I grew up in the late Silver Age, and the Satellite Era JLA was my favorite thing to read when I first started getting into comics. That makes me one of the people who should welcome a return if that’s what is in the cards, but I’m hoping this isn’t the case. Reminiscing is fine, and I’ll be the first to say there have been plenty of things in the New 52 I haven’t liked, but super hero comics in general spend plenty of time tripping over their own past. Even though rewinding the clock to a time before Flashpoint would be a welcome move in some parts of fandom — and would no doubt make DC a boatload of money in the short term, out of sheer curiosity alone — I’m a fan of the Big Two moving forward, not backward.

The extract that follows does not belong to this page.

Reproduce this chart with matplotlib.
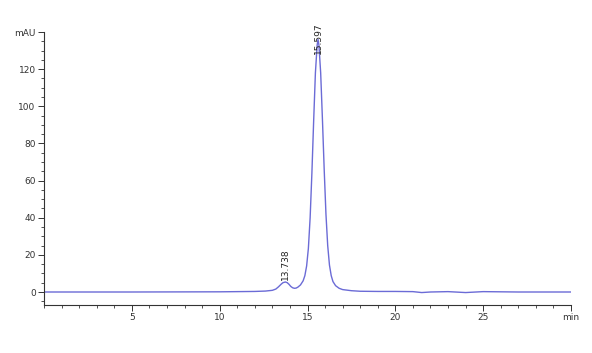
import numpy as np
import matplotlib
matplotlib.use("Agg")
import matplotlib.pyplot as plt
from matplotlib.ticker import MultipleLocator

# retention time (min) and detector signal (mAU)
time_min = [0, 5, 10, 11, 12, 12.6, 13.0, 13.2, 13.35, 13.5, 13.6, 13.74, 13.85, 13.95,
            14.05, 14.15, 14.25, 14.35, 14.45, 14.6, 14.75, 14.85, 14.95, 15.05, 15.15,
            15.25, 15.35, 15.45, 15.55, 15.6, 15.65, 15.75, 15.85, 15.95, 16.05, 16.15,
            16.25, 16.35, 16.45, 16.6, 16.8, 17.0, 17.5, 18.0, 19.0, 20.0, 21.0, 21.5,
            22.0, 23.0, 24.0, 25.0, 26.0, 27.0, 28.0, 30.0]
signal_mau = [0, 0, 0.1, 0.2, 0.3, 0.5, 0.9, 1.6, 2.8, 4.2, 5.0, 5.4, 5.0, 4.1,
              3.0, 2.3, 2.0, 2.1, 2.6, 3.8, 6.0, 8.8, 14.0, 23.5, 40.0,
              64.0, 92.0, 118.0, 133.0, 136.0, 133.0, 118.0, 93.0, 66.0, 42.0, 25.0,
              14.5, 8.8, 5.6, 3.4, 2.0, 1.3, 0.7, 0.4, 0.3, 0.3, 0.2, -0.3,
              0.0, 0.2, -0.3, 0.2, 0.1, 0.0, 0.0, 0.0]

peak_times = [13.738, 15.597]
peak_labels = ["13.738", "15.597"]
peak_label_y = [6.5, 128]

x_ticks = [5, 10, 15, 20, 25, 30]
x_ticklabels = ["5", "10", "15", "20", "25", "min"]
y_ticks = [0, 20, 40, 60, 80, 100, 120, 140]
y_ticklabels = ["0", "20", "40", "60", "80", "100", "120", "mAU"]

fig = plt.figure(figsize=(5.92, 3.53), dpi=100)
ax = fig.add_axes([44/592, 1 - 305/353, (571 - 44)/592, (305 - 32)/353])

ax.plot(time_min, signal_mau, color="#6b6bd6", lw=1.0)

for t, lab, yy in zip(peak_times, peak_labels, peak_label_y):
  ax.text(t, yy, lab, rotation=90, ha="center", va="bottom", fontsize=6.5, color="#222222")

ax.set_xlim(0, 30)
ax.set_ylim(-7, 140)

ax.set_xticks(x_ticks)
ax.set_xticklabels(x_ticklabels)
ax.set_yticks(y_ticks)
ax.set_yticklabels(y_ticklabels)
ax.xaxis.set_minor_locator(MultipleLocator(1))
ax.yaxis.set_minor_locator(MultipleLocator(5))

ax.tick_params(which="major", length=4, width=0.7, labelsize=6.5, colors="#333333", pad=2)
ax.tick_params(which="minor", length=2, width=0.6, colors="#333333")

for side in ["top", "right"]:
  ax.spines[side].set_visible(False)
for side in ["left", "bottom"]:
  ax.spines[side].set_linewidth(0.8)
  ax.spines[side].set_color("#333333")

fig.savefig("out.png", dpi=100)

That being said, there is one thing I miss from the pre-New 52 DC Comics lineup that hasn’t been effectively replaced, and that’s the Justice Society of America. The legacy theme was something DC had that really set it apart from its competition, and even though it took a series of somewhat ridiculous (even by comic book standards) plot devices to keep some of the original JSA members in the mix in the present day, there was something cool about having the heroes who inspired their Silver Age counterparts still doing the same thing decades later. In real life, people often think about their own legacies and what they might hand down to future generations, and that same idea applied to characters with super powers was always fun to explore.

The new Earth 2 versions of Alan Scott, Jay Garrick and the rest have been surprisingly entertaining, but all they are is alternate versions of heroes who already exist on the prime Earth. There’s no legacy aspect to them, and as a result, the only thing that makes them stand out from the heroes on any of the other 52 worlds is that they happen to share names with those from the original Earth-Two.

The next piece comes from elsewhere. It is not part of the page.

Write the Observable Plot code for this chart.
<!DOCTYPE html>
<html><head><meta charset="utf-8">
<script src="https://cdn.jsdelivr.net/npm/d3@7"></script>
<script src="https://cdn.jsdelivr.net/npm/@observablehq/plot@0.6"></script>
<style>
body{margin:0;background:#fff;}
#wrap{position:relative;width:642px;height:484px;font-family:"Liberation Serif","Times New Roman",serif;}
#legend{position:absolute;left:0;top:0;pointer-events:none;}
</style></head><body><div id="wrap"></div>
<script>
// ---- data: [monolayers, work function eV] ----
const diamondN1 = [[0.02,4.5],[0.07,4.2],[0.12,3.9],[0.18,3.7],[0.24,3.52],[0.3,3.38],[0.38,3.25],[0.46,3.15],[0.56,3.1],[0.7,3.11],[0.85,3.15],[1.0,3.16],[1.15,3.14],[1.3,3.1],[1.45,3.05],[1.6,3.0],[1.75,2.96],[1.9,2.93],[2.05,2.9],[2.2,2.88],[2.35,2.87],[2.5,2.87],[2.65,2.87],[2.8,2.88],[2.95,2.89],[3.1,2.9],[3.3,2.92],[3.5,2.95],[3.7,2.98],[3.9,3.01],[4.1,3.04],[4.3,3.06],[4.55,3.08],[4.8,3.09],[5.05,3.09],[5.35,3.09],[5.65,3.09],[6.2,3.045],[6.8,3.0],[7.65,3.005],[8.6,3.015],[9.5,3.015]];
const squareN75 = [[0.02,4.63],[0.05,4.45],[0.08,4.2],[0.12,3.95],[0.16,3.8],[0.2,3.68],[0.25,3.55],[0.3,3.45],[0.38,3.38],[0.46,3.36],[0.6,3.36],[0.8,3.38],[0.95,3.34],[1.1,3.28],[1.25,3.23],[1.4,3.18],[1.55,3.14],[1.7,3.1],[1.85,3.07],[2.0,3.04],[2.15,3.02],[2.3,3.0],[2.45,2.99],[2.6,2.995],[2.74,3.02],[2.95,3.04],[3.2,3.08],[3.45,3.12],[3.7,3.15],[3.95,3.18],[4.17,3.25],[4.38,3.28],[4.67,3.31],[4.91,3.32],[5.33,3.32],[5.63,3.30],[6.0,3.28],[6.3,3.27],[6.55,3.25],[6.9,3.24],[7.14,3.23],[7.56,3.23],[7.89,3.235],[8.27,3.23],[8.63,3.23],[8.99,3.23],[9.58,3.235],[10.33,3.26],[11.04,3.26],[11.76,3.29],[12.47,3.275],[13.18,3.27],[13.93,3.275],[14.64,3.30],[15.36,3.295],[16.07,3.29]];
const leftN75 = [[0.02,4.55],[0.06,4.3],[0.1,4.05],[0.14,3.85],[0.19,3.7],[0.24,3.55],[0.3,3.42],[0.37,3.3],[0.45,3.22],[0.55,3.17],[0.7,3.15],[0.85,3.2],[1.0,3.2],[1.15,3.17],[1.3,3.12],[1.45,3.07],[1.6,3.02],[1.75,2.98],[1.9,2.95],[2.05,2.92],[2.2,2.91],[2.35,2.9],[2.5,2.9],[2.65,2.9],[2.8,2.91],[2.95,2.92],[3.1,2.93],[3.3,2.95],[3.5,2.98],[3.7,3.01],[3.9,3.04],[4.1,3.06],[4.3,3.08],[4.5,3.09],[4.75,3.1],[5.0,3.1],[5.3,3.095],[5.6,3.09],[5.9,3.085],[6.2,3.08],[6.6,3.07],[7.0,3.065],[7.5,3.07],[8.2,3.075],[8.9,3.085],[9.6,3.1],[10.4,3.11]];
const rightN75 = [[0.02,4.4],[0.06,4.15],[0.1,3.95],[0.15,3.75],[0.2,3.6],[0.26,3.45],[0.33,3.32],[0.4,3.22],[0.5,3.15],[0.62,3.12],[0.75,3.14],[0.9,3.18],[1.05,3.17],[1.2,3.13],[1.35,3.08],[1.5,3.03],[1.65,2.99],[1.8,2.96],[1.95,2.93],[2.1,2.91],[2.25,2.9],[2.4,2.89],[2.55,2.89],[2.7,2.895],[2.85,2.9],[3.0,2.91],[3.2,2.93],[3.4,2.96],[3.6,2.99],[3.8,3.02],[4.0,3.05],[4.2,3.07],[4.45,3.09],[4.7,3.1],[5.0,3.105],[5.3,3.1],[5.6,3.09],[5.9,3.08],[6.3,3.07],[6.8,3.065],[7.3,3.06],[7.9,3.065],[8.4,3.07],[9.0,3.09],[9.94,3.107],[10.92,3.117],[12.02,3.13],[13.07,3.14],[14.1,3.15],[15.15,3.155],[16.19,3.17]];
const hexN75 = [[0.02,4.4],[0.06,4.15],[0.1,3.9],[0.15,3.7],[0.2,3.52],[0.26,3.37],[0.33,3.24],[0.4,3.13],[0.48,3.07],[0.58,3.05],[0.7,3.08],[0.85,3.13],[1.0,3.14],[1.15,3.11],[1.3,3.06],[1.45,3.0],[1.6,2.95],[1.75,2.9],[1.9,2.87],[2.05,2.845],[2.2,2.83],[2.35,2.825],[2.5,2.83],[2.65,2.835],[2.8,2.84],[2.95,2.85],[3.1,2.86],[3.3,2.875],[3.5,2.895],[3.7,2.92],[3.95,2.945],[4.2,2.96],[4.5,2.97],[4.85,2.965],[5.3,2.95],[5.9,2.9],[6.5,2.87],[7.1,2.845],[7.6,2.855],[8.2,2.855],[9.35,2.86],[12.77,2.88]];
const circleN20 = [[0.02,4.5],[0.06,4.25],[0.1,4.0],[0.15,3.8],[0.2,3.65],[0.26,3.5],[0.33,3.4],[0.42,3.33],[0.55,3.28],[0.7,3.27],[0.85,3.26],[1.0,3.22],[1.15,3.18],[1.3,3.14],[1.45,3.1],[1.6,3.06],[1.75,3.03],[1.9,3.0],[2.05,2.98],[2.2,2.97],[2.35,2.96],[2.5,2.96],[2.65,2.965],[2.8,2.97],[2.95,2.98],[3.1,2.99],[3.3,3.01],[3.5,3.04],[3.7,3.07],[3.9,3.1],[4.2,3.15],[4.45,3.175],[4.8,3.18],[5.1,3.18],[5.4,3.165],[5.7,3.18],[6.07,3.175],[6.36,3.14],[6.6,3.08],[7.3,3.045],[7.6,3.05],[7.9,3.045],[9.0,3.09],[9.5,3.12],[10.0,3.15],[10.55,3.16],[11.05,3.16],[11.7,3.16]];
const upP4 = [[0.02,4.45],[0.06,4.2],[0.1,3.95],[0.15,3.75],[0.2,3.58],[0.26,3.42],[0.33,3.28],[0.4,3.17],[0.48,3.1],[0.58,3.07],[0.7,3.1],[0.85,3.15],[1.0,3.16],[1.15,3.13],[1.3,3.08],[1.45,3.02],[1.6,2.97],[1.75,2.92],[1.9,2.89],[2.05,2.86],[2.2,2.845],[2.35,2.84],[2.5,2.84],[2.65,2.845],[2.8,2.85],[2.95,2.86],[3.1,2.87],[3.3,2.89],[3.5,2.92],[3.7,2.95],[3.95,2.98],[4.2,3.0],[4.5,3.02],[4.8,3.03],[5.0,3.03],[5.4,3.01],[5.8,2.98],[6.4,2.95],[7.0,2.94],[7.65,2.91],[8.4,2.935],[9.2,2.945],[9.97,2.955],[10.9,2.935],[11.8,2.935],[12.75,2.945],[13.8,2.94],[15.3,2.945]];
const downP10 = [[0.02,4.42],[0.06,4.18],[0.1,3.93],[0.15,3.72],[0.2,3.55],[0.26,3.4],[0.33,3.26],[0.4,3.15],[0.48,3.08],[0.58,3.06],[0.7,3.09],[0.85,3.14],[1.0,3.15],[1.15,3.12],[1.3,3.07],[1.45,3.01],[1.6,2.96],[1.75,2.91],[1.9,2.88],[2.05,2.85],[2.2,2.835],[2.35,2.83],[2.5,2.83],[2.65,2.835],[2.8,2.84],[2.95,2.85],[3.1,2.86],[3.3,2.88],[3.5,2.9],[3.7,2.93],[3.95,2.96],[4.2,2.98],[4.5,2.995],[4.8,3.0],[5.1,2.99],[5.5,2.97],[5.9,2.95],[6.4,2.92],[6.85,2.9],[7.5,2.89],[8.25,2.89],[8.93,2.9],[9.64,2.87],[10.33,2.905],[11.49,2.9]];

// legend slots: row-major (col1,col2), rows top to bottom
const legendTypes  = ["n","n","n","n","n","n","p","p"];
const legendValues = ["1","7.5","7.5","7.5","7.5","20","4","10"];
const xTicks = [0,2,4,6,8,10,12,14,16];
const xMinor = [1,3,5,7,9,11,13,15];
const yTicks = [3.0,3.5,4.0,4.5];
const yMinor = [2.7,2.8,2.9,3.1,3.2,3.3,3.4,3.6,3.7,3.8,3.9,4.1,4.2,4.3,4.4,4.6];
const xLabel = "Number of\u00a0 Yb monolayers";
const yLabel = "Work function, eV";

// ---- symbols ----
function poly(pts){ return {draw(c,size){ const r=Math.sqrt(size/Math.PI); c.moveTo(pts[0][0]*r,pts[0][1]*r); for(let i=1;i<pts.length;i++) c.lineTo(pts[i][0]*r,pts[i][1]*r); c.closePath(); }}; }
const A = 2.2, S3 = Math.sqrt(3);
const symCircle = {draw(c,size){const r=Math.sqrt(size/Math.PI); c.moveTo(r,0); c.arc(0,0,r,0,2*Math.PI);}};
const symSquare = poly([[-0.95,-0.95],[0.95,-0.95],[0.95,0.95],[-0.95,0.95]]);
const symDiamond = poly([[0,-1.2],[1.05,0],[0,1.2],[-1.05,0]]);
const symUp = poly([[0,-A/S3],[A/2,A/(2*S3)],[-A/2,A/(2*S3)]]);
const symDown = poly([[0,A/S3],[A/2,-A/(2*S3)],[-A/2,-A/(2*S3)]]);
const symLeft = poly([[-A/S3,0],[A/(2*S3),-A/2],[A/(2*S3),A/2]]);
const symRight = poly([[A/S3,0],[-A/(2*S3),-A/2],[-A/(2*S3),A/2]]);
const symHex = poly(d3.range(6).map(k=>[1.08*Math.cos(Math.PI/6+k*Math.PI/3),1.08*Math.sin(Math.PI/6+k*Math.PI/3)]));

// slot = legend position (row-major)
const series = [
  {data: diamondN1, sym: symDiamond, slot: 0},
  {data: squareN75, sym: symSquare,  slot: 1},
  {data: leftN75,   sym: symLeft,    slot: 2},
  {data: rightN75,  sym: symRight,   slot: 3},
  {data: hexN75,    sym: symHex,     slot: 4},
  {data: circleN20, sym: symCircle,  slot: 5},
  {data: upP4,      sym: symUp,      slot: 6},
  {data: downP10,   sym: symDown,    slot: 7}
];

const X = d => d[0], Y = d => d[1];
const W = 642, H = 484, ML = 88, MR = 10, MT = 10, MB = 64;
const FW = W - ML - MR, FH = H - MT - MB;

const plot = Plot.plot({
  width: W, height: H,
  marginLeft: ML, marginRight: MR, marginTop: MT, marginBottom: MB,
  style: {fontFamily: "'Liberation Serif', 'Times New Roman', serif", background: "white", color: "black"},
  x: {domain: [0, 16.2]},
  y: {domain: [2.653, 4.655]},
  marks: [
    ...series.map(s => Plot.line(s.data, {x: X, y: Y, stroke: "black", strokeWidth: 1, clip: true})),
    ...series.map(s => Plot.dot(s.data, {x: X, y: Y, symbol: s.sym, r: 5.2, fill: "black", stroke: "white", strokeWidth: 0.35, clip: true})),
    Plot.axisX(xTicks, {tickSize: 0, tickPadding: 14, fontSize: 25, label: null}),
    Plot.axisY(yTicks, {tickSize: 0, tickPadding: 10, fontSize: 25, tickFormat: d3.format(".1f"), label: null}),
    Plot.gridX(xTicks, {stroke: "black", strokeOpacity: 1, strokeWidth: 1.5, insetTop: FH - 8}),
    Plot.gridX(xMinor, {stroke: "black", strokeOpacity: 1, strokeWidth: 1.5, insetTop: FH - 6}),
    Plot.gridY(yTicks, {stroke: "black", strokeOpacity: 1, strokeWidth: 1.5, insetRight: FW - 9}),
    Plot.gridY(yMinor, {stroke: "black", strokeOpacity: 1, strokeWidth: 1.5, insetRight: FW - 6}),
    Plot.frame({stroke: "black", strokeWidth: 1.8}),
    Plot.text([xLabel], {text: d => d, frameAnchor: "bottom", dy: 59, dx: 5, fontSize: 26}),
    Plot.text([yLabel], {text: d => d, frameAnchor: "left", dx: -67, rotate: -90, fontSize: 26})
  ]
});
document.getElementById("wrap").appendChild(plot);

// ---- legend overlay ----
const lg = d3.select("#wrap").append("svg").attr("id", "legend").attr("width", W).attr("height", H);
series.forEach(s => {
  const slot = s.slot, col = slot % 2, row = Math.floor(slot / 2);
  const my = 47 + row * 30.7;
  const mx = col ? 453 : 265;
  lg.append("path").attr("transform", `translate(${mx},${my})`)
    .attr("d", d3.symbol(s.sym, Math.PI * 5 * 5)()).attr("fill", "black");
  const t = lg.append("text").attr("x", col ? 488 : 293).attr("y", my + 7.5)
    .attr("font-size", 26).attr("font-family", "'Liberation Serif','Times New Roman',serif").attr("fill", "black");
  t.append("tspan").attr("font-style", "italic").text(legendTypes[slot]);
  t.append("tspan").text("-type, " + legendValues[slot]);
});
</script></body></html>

I recognize the inherent hypocrisy in advocating for the return of something from the past when I just explained why DC shouldn’t do that. I don’t miss the JSA so much that I’m hoping for a continuity rollback next spring. I guess I’m just saying that I miss that team, and if DC does decide to go through the Big Reversion in 2015, the return of the JSA will be the one thing I can tell you ahead of time I’ll welcome with open arms.